There are also a scattering of theatres just inland of the coast and the Theatre de Grasse has recently presented the American contemporary dancer, Carolyn Carlsson in her solo programme. Carlsson is something of a cult figure in France, once given ‘carte blanche’ to create her own contemporary company at the Paris Opéra, and despite her subsequent international career, remains highly popular in France. The Théatre de Grasse includes a number of dance performances in this spring’s season, mostly by smaller local companies.

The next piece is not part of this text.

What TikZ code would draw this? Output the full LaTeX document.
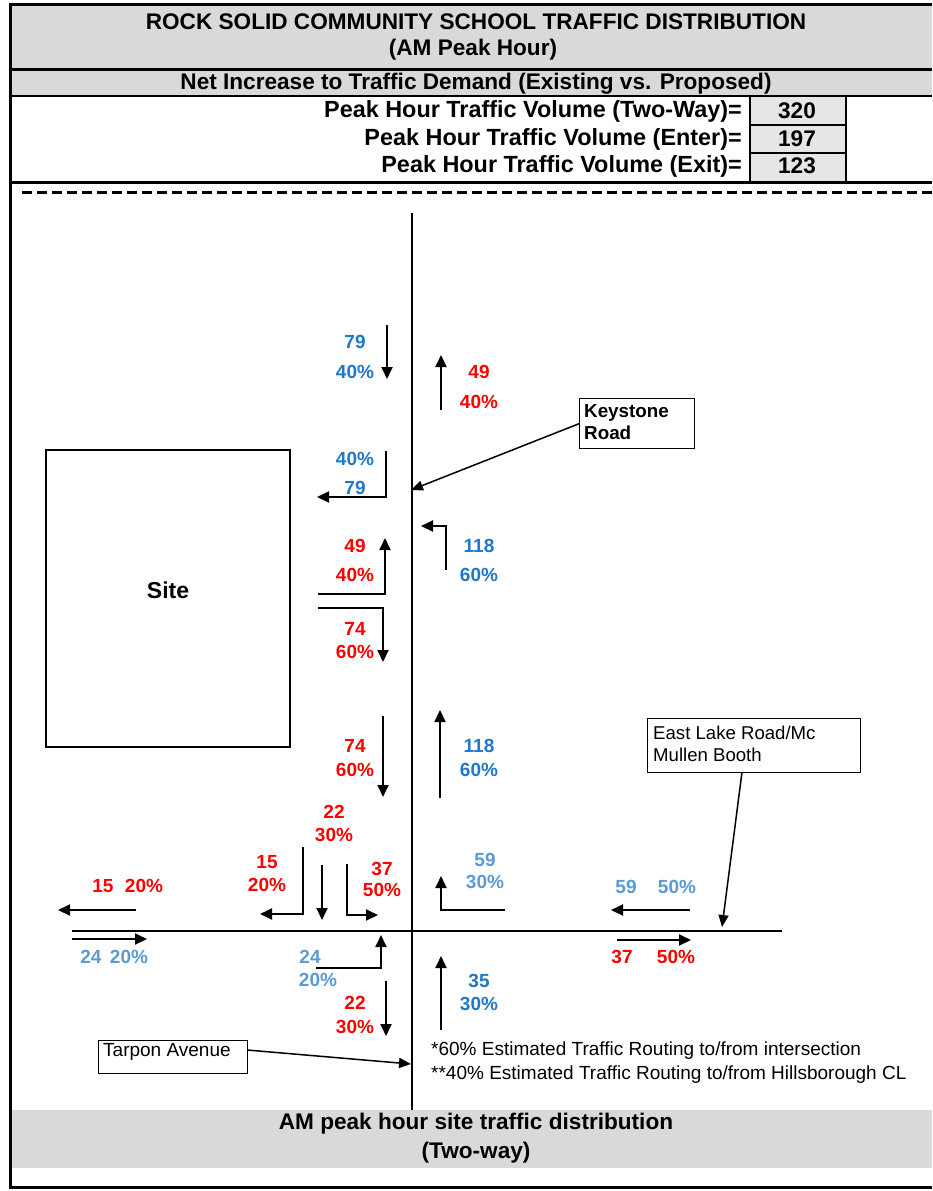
\documentclass[tikz,border=0pt]{standalone}
\usepackage{fontspec}
\setmainfont{Liberation Sans}
\usetikzlibrary{arrows.meta}
\definecolor{dblue}{HTML}{1F78C8}
\definecolor{lblue}{HTML}{5B9BD5}
\definecolor{tred}{HTML}{FF0000}
\definecolor{band}{HTML}{D9D9D9}
\definecolor{cellg}{HTML}{E6E6E6}
\tikzset{
  hdr/.style={font=\bfseries\fontsize{22.6}{24}\selectfont, inner sep=0pt},
  rowt/.style={font=\bfseries\fontsize{23.4}{24}\selectfont, inner sep=0pt, anchor=east},
  num/.style={font=\bfseries\fontsize{19}{20}\selectfont, inner sep=0pt},
  note/.style={font=\fontsize{19}{20}\selectfont, inner sep=0pt, anchor=west},
  lbox/.style={draw, line width=1.4pt, anchor=north west, inner sep=0pt},
  arr/.style={line width=1.9pt, -{Triangle[length=12pt,width=11pt]}},
  tline/.style={line width=1.4pt},
  road/.style={line width=2.8pt},
  frame/.style={line width=3pt},
}
\begin{document}
\begin{tikzpicture}[x=1pt,y=-1pt]
\useasboundingbox (0,0) rectangle (932,1191);
\fill[white] (0,0) rectangle (932,1191);
% header bands
\fill[band] (11,6) rectangle (932,68);
\fill[band] (11,71) rectangle (932,95);
\fill[cellg] (750,97) rectangle (846,181);
\fill[band] (11,1110) rectangle (932,1168);
\draw[frame] (10,4) -- (932,4);
\draw[frame] (10,69.5) -- (932,69.5);
\draw[line width=2pt] (10,96) -- (932,96);
\draw[frame] (10,182) -- (932,182);
\draw[frame] (10,1187) -- (932,1187);
\draw[frame] (10,2.5) -- (10,1188.5);
\draw[line width=1.4pt] (750,96) rectangle (846,182);
\draw[line width=1.4pt] (750,125) -- (846,125) (750,153) -- (846,153);
\draw[line width=3pt, dash pattern=on 10pt off 5pt] (22,192) -- (932,192);
\node[hdr] (t1) at (476,22) {ROCK SOLID COMMUNITY SCHOOL TRAFFIC DISTRIBUTION};
\node[hdr] (t2) at (473,50) {(AM Peak Hour)};
\node[hdr] (t3) at (476,84) {Net Increase to Traffic Demand (Existing vs. Proposed)};
\node[rowt] (r1) at (742,111) {Peak Hour Traffic Volume (Two-Way)=};
\node[rowt] (r2) at (742,139) {Peak Hour Traffic Volume (Enter)=};
\node[rowt] (r3) at (742,166) {Peak Hour Traffic Volume (Exit)=};
\node[hdr] (v1) at (797,111) {320};
\node[hdr] (v2) at (797,139) {197};
\node[hdr] (v3) at (797,166) {123};
\node[hdr] (b1) at (476,1124) {AM peak hour site traffic distribution};
\node[hdr] (b2) at (476,1153) {(Two-way)};
% roads
\draw[road] (412,213) -- (412,1110);
\draw[road] (72,931) -- (782,931);
% site
\node[draw, line width=1.6pt, minimum width=244pt, minimum height=297pt, anchor=north west] (site) at (45,449) {};
\node[font=\bfseries\fontsize{23}{24}\selectfont, inner sep=0pt] (sitet) at (168,590) {Site};
% label boxes
\node[lbox, minimum width=115pt, minimum height=50pt] (key) at (579,398) {};
\node[font=\bfseries\fontsize{18.8}{22}\selectfont, anchor=west, align=left, inner sep=0pt] (keyt) at (584,422) {Keystone\\Road};
\draw[line width=1.5pt, -{Triangle[length=12pt,width=10pt]}] (key.west) -- (411,490);
\node[lbox, minimum width=213pt, minimum height=54pt] (east) at (647,718) {};
\node[font=\fontsize{18.6}{22}\selectfont, anchor=west, align=left, inner sep=0pt] (eastt) at (653,744) {East Lake Road/Mc\\Mullen Booth};
\coordinate (eastend) at (722,927);
\draw[line width=1.5pt, -{Triangle[length=12pt,width=10pt]}] (742,772) -- (eastend);
\node[lbox, minimum width=149pt, minimum height=33pt] (tarp) at (98,1040) {};
\node[font=\fontsize{19}{20}\selectfont, anchor=west, inner sep=0pt] (tarpt) at (103,1052) {Tarpon Avenue};
\coordinate (tarpend) at (411,1064);
\draw[line width=1.5pt, -{Triangle[length=12pt,width=10pt]}] (247,1050) -- (tarpend);
% notes
\node[note] (n1) at (431,1051) {*60\% Estimated Traffic Routing to/from intersection};
\node[note] (n2) at (431,1075) {**40\% Estimated Traffic Routing to/from Hillsborough CL};
% north leg
\node[num, text=dblue] (a1) at (355,342) {79};
\node[num, text=dblue] (a2) at (355,372) {40\%};
\draw[arr] (387,325) -- (387,379);
\draw[arr] (441,410) -- (441,355);
\node[num, text=tred] (a3) at (479,372) {49};
\node[num, text=tred] (a4) at (479,402) {40\%};
\node[num, text=dblue] (a5) at (355,459) {40\%};
\node[num, text=dblue] (a6) at (355,488) {79};
\draw[tline] (386,451) -- (386,497);
\draw[arr] (387,497) -- (317,497);
\draw[tline] (446,570) -- (446,526);
\draw[arr] (447,526) -- (421,526);
\node[num, text=dblue] (a7) at (479,546) {118};
\node[num, text=dblue] (a8) at (479,575) {60\%};
\node[num, text=tred] (a9) at (355,546) {49};
\node[num, text=tred] (a10) at (355,575) {40\%};
\draw[tline] (318,594) -- (385,594);
\draw[arr] (385,595) -- (385,538);
\draw[tline] (318,608) -- (383,608);
\draw[arr] (383,607) -- (383,662);
\node[num, text=tred] (a11) at (355,629) {74};
\node[num, text=tred] (a12) at (355,652) {60\%};
\draw[arr] (383,716) -- (383,797);
\node[num, text=tred] (a13) at (355,746) {74};
\node[num, text=tred] (a14) at (355,770) {60\%};
\draw[arr] (440,798) -- (440,710);
\node[num, text=dblue] (a15) at (479,746) {118};
\node[num, text=dblue] (a16) at (479,770) {60\%};
\node[num, text=tred] (a17) at (334,812) {22};
\node[num, text=tred] (a18) at (334,835) {30\%};
% southbound approach turns
\node[num, text=tred] (a19) at (267,862) {15};
\node[num, text=tred] (a20) at (267,885) {20\%};
\draw[tline] (303,847) -- (303,914);
\draw[arr] (304,914) -- (260,914);
\draw[arr] (322,865) -- (322,920);
\draw[tline] (347,864) -- (347,915);
\draw[arr] (346,915) -- (378,915);
\node[num, text=tred] (a21) at (382,869) {37};
\node[num, text=tred] (a22) at (382,890) {50\%};
% northbound right into road
\node[num, text=lblue] (a23) at (485,860) {59};
\node[num, text=lblue] (a24) at (485,882) {30\%};
\draw[tline] (505,910) -- (441,910);
\draw[arr] (441,911) -- (441,876);
% west leg
\node[num, text=tred] (a25) at (103,886) {15};
\node[num, text=tred] (a26) at (144,886) {20\%};
\draw[arr] (136,910) -- (58,910);
\draw[arr] (72,939) -- (147,939);
\node[num, text=lblue] (a27) at (91,957) {24};
\node[num, text=lblue] (a28) at (129,957) {20\%};
% south leg
\node[num, text=lblue] (a29) at (310,957) {24};
\node[num, text=lblue] (a30) at (318,980) {20\%};
\draw[tline] (316,968) -- (381,968);
\draw[arr] (381,969) -- (381,935);
\draw[arr] (386,981) -- (386,1036);
\node[num, text=tred] (a31) at (355,1003) {22};
\node[num, text=tred] (a32) at (355,1027) {30\%};
\draw[arr] (441,1030) -- (441,956);
\node[num, text=dblue] (a33) at (479,981) {35};
\node[num, text=dblue] (a34) at (479,1004) {30\%};
% east leg
\node[num, text=lblue] (a35) at (626,887) {59};
\node[num, text=lblue] (a36) at (677,887) {50\%};
\draw[arr] (690,910) -- (611,910);
\draw[arr] (617,940) -- (691,940);
\node[num, text=tred] (a37) at (622,957) {37};
\node[num, text=tred] (a38) at (676,957) {50\%};
\end{tikzpicture}
\end{document}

The Théatre de Draguignan is another good sized theatre in what could be described as a cultural backwater. However, dance usually features in the annual programme, with a visit from the Moiseyev Ensemble this year. If we include cities further along the coast, there is an opera-ballet company in Toulon and, of course, a major ballet company in Marseille. The Ballet National de Marseille has a new director, Frederic Flamand, following in the footsteps of Roland’s Petit’s long reign in the city. One of the major contemporary dance companies, Ballet Prejocaj, is based at Aix-en- Provence and has a busy programme of international and national tours, as well as performances in the region and various educational activities.
All in all, not a bad selection for a stretch of coastline, hundreds of miles from Paris and I, for one, am looking forward to catching up with all these companies and their forthcoming performances.